Soil biodiversity plays a vital role in crucial ecosystem functions around human health, nutrition, and recreation, yet data on the organisms that comprise soil biodiversity remain underrepresented in GBIF.

To improve the data's fitness for use in answering key research and policy questions, GBIF and the Soil Biodiversity Observation Network (SoilBON) have issued an open call for proposals from projects that can mobilize open data on soil biodiversity.

SoilBON is a global collaboration between the Global Soil Biodiversity Initiative (GSBI), the Global Soil Laboratory Network (GLOSOLAN), and numerous other partners, focused on making better use of available knowledge about soil biodiversity and ecosystem services.
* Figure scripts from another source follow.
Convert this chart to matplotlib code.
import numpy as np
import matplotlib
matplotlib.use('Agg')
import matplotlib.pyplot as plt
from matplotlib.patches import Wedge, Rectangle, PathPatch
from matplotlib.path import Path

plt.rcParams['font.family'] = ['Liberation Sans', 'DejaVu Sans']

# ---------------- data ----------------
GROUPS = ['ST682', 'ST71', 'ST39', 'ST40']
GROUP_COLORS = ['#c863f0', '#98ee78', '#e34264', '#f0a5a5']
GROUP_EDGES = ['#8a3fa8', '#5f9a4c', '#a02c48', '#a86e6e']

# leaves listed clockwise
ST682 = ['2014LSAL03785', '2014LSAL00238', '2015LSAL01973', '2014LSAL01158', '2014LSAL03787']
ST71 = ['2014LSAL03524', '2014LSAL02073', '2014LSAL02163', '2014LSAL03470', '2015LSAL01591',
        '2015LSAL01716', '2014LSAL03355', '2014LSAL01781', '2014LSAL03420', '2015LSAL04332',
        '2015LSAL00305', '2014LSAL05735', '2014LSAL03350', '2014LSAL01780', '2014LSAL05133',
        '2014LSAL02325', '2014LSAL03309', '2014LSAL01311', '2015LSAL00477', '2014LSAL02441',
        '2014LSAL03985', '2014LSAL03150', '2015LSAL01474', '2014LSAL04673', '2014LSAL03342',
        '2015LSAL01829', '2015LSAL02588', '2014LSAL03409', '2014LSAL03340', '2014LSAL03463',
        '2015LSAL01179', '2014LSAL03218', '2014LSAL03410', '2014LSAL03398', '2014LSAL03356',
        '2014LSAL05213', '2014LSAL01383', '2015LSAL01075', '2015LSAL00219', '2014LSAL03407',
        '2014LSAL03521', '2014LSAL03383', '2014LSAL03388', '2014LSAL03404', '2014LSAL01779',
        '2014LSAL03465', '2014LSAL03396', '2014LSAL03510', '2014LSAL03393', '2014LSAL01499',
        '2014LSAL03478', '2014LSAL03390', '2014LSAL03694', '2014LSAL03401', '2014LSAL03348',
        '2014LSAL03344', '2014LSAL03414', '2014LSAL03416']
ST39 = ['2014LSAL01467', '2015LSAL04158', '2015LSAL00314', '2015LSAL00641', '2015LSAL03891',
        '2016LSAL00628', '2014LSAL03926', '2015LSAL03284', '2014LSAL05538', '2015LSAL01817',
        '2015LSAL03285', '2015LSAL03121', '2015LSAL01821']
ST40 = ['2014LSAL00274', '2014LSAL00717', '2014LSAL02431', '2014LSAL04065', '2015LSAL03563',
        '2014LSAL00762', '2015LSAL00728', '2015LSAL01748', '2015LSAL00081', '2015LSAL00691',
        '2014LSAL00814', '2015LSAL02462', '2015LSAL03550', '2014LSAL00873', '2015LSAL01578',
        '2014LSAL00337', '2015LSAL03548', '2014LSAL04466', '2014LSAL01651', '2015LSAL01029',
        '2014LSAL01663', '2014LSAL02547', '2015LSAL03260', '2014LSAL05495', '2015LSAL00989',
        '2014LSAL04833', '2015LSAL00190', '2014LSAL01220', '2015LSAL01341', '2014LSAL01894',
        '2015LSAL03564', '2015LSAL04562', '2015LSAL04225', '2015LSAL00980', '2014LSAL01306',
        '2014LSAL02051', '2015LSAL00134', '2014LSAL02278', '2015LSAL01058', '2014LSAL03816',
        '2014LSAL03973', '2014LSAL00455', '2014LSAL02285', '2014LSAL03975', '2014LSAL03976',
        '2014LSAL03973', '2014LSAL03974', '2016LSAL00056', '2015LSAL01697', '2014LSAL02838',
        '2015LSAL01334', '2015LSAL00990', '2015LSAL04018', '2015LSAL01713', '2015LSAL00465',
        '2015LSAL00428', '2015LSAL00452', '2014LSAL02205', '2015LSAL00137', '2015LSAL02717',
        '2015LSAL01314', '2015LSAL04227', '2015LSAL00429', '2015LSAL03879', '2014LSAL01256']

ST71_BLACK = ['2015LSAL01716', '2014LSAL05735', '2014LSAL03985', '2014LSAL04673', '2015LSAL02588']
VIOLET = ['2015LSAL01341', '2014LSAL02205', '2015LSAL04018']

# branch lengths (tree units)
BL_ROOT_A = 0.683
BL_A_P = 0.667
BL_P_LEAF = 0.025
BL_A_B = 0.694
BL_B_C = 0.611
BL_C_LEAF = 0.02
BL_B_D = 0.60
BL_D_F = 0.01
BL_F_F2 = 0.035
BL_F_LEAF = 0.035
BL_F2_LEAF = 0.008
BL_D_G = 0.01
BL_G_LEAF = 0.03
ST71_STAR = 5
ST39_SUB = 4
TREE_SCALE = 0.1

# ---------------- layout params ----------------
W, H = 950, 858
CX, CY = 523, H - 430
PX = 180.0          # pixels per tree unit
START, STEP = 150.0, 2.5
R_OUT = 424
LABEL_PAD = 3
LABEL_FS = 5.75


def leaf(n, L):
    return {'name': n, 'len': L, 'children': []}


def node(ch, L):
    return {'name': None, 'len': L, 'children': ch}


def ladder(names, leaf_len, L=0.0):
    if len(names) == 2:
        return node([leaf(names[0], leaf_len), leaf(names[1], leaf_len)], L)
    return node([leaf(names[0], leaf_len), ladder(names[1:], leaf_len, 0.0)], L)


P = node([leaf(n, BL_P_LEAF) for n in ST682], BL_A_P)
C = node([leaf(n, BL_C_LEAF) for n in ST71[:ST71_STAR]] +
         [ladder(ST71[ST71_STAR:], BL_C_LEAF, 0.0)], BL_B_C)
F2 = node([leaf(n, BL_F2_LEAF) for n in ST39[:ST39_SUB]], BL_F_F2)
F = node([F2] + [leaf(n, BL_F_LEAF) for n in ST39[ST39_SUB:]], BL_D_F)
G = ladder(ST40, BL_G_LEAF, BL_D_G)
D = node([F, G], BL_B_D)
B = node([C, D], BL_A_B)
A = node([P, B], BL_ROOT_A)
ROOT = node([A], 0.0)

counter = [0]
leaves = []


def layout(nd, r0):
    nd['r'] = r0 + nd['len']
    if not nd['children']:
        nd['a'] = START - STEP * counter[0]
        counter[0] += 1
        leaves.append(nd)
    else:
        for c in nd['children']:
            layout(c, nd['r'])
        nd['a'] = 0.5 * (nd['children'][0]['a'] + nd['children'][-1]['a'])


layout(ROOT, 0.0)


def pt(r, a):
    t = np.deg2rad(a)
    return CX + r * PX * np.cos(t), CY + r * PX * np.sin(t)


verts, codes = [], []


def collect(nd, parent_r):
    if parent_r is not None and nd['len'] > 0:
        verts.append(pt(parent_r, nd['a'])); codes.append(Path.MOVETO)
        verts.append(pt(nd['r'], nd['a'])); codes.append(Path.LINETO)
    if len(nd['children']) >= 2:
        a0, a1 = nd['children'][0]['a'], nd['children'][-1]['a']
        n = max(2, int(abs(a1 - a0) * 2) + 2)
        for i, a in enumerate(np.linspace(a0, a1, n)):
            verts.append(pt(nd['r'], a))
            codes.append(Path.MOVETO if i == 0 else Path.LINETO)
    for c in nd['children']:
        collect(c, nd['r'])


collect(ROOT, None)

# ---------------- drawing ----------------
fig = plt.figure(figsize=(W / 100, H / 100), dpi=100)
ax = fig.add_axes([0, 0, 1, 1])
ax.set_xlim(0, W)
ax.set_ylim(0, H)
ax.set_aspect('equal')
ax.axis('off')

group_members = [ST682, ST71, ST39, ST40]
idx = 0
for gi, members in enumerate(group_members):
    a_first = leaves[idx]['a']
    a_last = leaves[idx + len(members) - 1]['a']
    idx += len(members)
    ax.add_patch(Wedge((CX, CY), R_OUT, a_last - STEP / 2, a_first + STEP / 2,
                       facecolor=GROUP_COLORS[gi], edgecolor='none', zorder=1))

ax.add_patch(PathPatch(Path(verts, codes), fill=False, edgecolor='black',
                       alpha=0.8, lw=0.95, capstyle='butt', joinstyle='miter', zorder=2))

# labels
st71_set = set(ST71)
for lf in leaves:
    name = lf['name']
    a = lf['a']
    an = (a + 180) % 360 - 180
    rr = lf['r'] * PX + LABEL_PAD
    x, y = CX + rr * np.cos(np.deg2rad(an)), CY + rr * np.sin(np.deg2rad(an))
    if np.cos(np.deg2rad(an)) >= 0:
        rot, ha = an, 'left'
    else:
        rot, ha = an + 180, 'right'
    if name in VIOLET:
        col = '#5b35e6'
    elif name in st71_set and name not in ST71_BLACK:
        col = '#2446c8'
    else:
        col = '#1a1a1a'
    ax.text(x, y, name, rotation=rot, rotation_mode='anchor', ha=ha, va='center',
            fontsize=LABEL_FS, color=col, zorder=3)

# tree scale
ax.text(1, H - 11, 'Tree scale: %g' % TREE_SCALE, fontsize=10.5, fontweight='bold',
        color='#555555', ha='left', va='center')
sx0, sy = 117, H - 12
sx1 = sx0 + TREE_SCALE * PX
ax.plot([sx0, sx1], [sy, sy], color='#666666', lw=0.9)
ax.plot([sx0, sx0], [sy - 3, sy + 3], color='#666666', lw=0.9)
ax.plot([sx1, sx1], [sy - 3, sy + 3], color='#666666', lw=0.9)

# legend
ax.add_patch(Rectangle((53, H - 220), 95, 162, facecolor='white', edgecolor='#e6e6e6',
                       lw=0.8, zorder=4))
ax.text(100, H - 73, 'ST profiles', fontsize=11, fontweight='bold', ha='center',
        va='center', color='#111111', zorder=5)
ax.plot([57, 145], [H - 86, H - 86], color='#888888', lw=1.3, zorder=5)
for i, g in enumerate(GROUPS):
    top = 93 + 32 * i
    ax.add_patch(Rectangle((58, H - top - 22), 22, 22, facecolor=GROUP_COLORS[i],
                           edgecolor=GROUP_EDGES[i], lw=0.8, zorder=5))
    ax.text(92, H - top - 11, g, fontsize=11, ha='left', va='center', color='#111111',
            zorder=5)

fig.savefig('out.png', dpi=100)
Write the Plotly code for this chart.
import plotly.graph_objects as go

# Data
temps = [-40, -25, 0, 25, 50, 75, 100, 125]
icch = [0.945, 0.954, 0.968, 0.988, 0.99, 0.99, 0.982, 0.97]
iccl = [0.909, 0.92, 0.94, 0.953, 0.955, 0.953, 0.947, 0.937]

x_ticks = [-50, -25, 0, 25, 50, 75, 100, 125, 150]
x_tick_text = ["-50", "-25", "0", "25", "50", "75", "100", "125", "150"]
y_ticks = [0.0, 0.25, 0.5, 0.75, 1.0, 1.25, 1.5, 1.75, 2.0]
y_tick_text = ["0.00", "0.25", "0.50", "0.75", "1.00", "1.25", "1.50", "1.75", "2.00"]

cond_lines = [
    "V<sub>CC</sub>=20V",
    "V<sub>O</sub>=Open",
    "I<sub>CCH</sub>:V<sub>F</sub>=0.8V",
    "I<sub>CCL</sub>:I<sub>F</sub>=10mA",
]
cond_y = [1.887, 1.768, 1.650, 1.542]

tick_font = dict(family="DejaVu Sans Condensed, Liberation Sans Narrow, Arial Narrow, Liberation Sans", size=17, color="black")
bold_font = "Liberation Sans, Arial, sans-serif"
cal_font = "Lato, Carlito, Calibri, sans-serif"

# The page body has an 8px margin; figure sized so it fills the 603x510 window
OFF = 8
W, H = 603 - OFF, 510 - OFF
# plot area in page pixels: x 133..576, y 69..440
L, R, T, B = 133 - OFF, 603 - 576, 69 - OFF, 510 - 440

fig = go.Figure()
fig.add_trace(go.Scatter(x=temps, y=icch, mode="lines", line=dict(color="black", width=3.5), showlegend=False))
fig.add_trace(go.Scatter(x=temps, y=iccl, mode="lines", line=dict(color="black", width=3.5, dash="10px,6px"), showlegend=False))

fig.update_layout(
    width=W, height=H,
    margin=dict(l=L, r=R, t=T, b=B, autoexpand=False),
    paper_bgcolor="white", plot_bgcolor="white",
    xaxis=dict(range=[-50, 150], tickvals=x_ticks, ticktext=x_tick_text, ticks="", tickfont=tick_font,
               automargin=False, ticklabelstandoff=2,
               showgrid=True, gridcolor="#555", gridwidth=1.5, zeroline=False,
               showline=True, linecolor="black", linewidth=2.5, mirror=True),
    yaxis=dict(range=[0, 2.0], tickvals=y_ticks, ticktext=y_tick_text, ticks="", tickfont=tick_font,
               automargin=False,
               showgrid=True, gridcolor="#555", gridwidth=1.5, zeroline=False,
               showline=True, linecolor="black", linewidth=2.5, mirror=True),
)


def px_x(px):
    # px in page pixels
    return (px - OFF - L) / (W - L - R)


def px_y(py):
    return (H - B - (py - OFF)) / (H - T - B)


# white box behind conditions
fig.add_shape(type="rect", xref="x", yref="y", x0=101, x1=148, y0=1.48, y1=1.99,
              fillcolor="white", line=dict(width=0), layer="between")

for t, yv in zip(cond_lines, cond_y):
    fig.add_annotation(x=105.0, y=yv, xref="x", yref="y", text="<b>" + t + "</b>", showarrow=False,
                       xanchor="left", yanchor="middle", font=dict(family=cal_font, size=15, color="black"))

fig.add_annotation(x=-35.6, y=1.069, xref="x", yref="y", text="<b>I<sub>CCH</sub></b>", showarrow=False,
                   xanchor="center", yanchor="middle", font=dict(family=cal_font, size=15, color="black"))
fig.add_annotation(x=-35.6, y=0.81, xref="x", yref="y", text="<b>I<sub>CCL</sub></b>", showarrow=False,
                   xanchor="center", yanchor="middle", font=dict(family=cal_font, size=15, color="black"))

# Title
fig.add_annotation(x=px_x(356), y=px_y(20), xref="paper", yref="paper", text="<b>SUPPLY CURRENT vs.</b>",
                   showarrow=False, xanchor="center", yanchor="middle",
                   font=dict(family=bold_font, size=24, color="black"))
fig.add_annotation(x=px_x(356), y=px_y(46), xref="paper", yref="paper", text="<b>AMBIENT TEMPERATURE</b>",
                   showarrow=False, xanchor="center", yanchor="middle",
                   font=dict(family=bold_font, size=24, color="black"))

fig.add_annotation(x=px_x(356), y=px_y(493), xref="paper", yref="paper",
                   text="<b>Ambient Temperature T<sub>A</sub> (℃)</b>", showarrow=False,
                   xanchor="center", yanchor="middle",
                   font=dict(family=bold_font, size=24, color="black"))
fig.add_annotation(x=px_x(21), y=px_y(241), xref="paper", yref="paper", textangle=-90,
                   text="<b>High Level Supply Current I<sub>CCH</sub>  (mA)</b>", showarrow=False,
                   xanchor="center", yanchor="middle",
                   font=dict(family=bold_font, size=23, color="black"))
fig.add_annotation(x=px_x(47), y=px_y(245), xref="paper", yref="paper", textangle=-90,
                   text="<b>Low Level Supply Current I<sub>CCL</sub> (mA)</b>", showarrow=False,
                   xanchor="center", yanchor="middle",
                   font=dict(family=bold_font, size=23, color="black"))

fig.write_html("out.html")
"This open call provides an opportunity to shed some light on blind-spot regions," said Carlos Guerra, co-leader of SoilBON. "Bringing us closer to conserving and understanding soil biodiversity and its relations with people who rely on soil living resources for their well-being and livelihoods."

The call will support between five to seven projects in all with selected researchers receiving up to $5,000 USD per project. All the data from this initiative will follow GBIF standards and data licensing guidelines, and datasets from underrepresented regions will receive priority consideration.

The deadline for SoilBON to receive proposals is Sunday, 10 July 2022 at 23:59 MDT (UTC-6).

"This call is essential to filling gaps in soil biodiversity data available through GBIF," said Dmitry Schigel, GBIF Scientific Officer. "It underpins our goal to enable researchers to discover more relevant data to help them address the most pressing questions in their fields of study. It's time for soil ecologists to get their turn."